Specifies the number of PEs to allocate per NUMA node. Use this option to reduce the number of PEs per NUMA node, thereby making more resources (such as memory) available per PE.

The allowable values for this option vary depending on the types of CPUs installed on the system. A zero value is not allowed and causes a fatal error. For further information, see The aprun Memory Affinity Options.

-ss

Specifies strict memory containment per NUMA node. When -ss is specified, a PE can allocate only the memory that is local to its assigned NUMA node.

The default is to allow remote-NUMA-node memory allocation to all assigned NUMA nodes. Use this option to find out if restricting each PE's memory access to local-NUMA-node memory affects performance.

-T

Synchronizes the application's stdout and stderr to prevent interleaving of its output.

-t sec

Specifies the per-PE CPU time limit in seconds. The sec time limit is constrained by the CPU time limit on the login node. For example, if the time limit on the login node is 3600 seconds but a -t value of 5000 is specified, the application is constrained to 3600 seconds per PE. If the time limit on the login node is unlimited, the sec value is used (or, if not specified, the time per-PE is unlimited).
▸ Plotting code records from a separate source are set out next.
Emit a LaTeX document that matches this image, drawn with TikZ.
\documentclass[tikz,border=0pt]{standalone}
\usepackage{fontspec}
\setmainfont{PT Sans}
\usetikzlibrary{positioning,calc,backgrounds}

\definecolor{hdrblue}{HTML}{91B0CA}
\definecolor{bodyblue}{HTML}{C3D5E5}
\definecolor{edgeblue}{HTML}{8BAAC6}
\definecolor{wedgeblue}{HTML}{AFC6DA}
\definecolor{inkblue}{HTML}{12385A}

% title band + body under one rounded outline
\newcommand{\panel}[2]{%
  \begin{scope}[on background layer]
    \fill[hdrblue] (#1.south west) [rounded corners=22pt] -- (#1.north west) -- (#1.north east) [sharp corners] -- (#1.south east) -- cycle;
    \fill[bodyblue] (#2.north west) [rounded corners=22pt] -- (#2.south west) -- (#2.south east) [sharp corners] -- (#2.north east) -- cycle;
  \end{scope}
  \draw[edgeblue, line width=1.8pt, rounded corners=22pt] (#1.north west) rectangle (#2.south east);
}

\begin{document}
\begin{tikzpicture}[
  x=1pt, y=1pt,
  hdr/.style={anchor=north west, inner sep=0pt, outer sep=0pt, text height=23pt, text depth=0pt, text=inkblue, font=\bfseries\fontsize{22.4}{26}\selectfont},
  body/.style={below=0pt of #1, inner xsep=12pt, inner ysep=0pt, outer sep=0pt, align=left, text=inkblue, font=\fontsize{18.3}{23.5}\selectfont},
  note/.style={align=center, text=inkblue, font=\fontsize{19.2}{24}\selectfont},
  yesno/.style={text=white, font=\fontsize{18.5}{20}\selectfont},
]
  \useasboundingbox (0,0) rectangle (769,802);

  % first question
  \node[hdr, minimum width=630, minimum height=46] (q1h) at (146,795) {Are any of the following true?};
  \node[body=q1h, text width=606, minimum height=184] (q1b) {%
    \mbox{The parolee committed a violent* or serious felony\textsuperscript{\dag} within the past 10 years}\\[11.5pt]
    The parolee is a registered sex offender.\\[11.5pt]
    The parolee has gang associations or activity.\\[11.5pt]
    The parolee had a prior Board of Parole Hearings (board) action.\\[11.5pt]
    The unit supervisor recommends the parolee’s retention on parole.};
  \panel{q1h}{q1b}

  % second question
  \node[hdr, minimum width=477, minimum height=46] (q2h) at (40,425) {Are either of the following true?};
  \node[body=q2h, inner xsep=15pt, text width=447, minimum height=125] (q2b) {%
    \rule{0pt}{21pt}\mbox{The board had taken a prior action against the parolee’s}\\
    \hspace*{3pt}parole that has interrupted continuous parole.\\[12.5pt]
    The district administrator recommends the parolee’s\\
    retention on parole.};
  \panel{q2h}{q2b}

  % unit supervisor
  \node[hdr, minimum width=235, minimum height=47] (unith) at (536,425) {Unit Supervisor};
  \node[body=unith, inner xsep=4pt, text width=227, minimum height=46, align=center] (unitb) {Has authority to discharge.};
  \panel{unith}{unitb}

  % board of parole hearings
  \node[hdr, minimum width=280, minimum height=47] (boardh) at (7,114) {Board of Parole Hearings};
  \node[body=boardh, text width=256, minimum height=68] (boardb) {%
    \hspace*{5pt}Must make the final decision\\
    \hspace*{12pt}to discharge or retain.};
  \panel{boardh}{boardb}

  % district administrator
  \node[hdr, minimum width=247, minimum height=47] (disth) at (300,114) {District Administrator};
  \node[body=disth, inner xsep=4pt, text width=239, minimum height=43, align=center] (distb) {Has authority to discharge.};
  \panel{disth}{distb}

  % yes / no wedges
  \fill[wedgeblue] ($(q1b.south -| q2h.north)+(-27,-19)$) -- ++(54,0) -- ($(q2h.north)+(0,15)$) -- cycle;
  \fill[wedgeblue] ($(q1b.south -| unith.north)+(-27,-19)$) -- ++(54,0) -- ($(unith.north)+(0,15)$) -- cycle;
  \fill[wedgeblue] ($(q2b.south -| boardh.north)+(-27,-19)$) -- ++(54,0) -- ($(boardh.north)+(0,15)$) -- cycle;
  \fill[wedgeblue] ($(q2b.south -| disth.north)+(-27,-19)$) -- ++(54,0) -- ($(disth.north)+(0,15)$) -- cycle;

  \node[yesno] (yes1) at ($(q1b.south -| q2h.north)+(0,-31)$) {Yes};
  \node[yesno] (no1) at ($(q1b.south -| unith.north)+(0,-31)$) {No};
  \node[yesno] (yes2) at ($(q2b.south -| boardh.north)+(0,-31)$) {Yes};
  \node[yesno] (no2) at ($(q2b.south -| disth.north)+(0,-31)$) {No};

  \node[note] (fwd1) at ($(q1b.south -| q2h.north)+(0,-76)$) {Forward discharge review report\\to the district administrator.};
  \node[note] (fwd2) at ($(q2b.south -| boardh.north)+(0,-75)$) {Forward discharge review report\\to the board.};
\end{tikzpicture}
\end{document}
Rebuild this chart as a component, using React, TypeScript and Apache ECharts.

Determine the CPU time limit by using the limit command (csh) or the ulimit -a command (bash).

For OpenMP or multithreaded applications where processes may have child tasks, the time used in the child tasks accumulates against the parent process. Thus, it may be necessary to multiply the sec value by the depth value in order to get a real-time value approximately equivalent to the same value for the PE of a non-threaded application.

: (colon)

Separates the names of executables and their associated options for Multiple Program, Multiple Data (MPMD) mode. A space is required before and after the colon.